Residential Property

SMSFs not a property market mover

SMSFs investing in residential housing have not been a market mover in the property sector, and this portrayal was just one example of how the SMSF sector is being “unfairly targeted”, according to the SMSF Association.

SMSF Association chief executive John Maroney said the growth in Sydney and Melbourne property markets had led to misleading comments that SMSF investment in residential property had been a major factor fuelling prices, especially because these funds could access debt via limited recourse borrowing arrangements (LRBA).

Maroney cited critics, who have said SMSF borrowings grew 50 times, from $497 million in June 2009 to $25.4 billion by June 2016, with more than 90 per cent of it related to property.

“What they fail to add is that LRBAs still only make up 4 per cent of SMSF assets at $25.4 billion, that they started from a small base in 2009, and a change in the way the ATO reported LRBA statistics in 2013, when the figure was revised from $2.6 billion to $8.3 billion, has distorted the statistical analysis,” he said.

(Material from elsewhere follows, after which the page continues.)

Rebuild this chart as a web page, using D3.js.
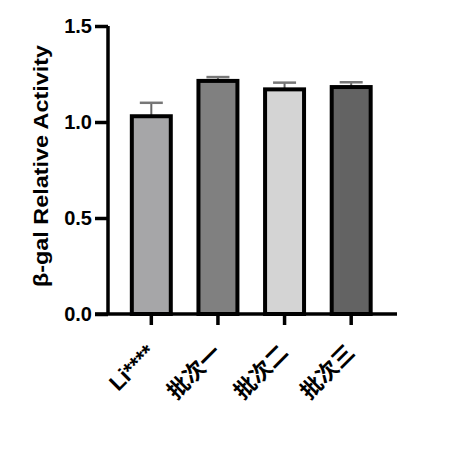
<!DOCTYPE html>
<html>
<head>
<meta charset="utf-8">
<script src="https://cdn.jsdelivr.net/npm/d3@7"></script>
<style>
  body { margin: 0; background: #fff; }
  text { font-family: "Liberation Sans", Arial, "Noto Sans CJK SC", sans-serif; font-weight: bold; }
</style>
</head>
<body>
<div id="chart"></div>
<script>
// data
const groups = ["Li****", "批次一", "批次二", "批次三"];
const means = [1.03, 1.214, 1.17, 1.182];
const errors = [0.07, 0.02, 0.035, 0.025];
const fills = ["#a6a6a8", "#808080", "#d4d4d4", "#636363"];
const yTicks = [0.0, 0.5, 1.0, 1.5];

const W = 450, H = 451;

const svg = d3.select("#chart")
  .append("svg")
  .attr("width", W)
  .attr("height", H);

const x = d3.scaleBand()
  .domain(groups)
  .range([118, 384.5])
  .paddingInner(0.415)
  .paddingOuter(0.2075);

const y = d3.scaleLinear()
  .domain([0, 1.5])
  .range([314, 26]);

// error bars (upper only), drawn first so bars sit on top
const err = svg.append("g");
groups.forEach(function(g, i) {
  const cx = x(g) + x.bandwidth() / 2;
  err.append("line")
    .attr("x1", cx).attr("x2", cx)
    .attr("y1", y(means[i])).attr("y2", y(means[i] + errors[i]))
    .attr("stroke", "#666").attr("stroke-width", 2);
  err.append("line")
    .attr("x1", cx - 11.5).attr("x2", cx + 11.5)
    .attr("y1", y(means[i] + errors[i])).attr("y2", y(means[i] + errors[i]))
    .attr("stroke", "#777").attr("stroke-width", 2.5);
});

// bars
svg.append("g")
  .selectAll("rect")
  .data(groups)
  .enter().append("rect")
  .attr("x", function(d) { return x(d); })
  .attr("y", function(d, i) { return y(means[i]); })
  .attr("width", x.bandwidth())
  .attr("height", function(d, i) { return y(0) - y(means[i]); })
  .attr("fill", function(d, i) { return fills[i]; })
  .attr("stroke", "#000")
  .attr("stroke-width", 4);

// y axis
const yAxis = svg.append("g")
  .attr("transform", "translate(108,0)")
  .call(d3.axisLeft(y).tickValues(yTicks).tickFormat(d3.format(".1f")).tickSize(13).tickPadding(3));
yAxis.select(".domain").attr("stroke-width", 3.5).attr("d", "M0,26V314");
yAxis.selectAll(".tick line").attr("stroke-width", 3.5);
yAxis.selectAll(".tick text").style("font-size", "20px").attr("fill", "#000");

// x axis
const xAxis = svg.append("g")
  .attr("transform", "translate(0,314)")
  .call(d3.axisBottom(x).tickSize(11).tickSizeOuter(0));
xAxis.select(".domain").attr("stroke-width", 3.5).attr("d", "M95,0H397");
xAxis.selectAll(".tick line").attr("stroke-width", 3.5);
xAxis.selectAll(".tick text")
  .style("font-size", "22px")
  .attr("fill", "#000")
  .attr("text-anchor", "end")
  .attr("transform", "translate(5,40) rotate(-45)")
  .attr("y", 0)
  .attr("dy", 0);

// y label
svg.append("text")
  .attr("transform", "translate(48,166) rotate(-90)")
  .attr("text-anchor", "middle")
  .attr("textLength", 242)
  .attr("lengthAdjust", "spacingAndGlyphs")
  .style("font-size", "21px")
  .text("β-gal Relative Activity");
</script>
</body>
</html>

According to the industry body leader, critics have also pointed to the fact in the five years to 30 June 2016, SMSFs with borrowings increased from 4 per cent to 9 per cent, and the average amount borrowed also rose 4 per cent from $356,000 to $372,000.

“This has taken LRBA analysis out of context. The fact is only 6.92 per cent of SMSFs have LRBA borrowings, and of this percentage only 5.97 per cent relate to Australian property,” Maroney said.

He quoted the most recent ATO annual statistics to 30 June 2016, which show SMSFs hold $25.4 billion in LRBAs, with these financial instruments mainly being used to invest in residential and non-residential property in an almost 50-50 split.

“That estimated $12 billion where SMSFs have used LRBAs to invest in residential housing has to be put in the context of a $6.05 trillion housing market as of June 2016,” he said.

“In other words, LRBAs comprise only 0.2 per cent of the housing market – hardly a figure to shake the market.”

He added previous SMSF annual returns that served predominantly as regulatory tools and were limited in the data gathered were the basis for the ATO figures being used.

Better information on LRBAs could be sourced from the 2017 SMSF annual return encompassing more granular information about LRBA investments within SMSFs.

However, he stressed the association’s stance in support of ASIC’s efforts to eradicate any unlicensed and unethical marketing behaviour, such as “unscrupulous spruikers” using LRBAs to promote SMSF property investment.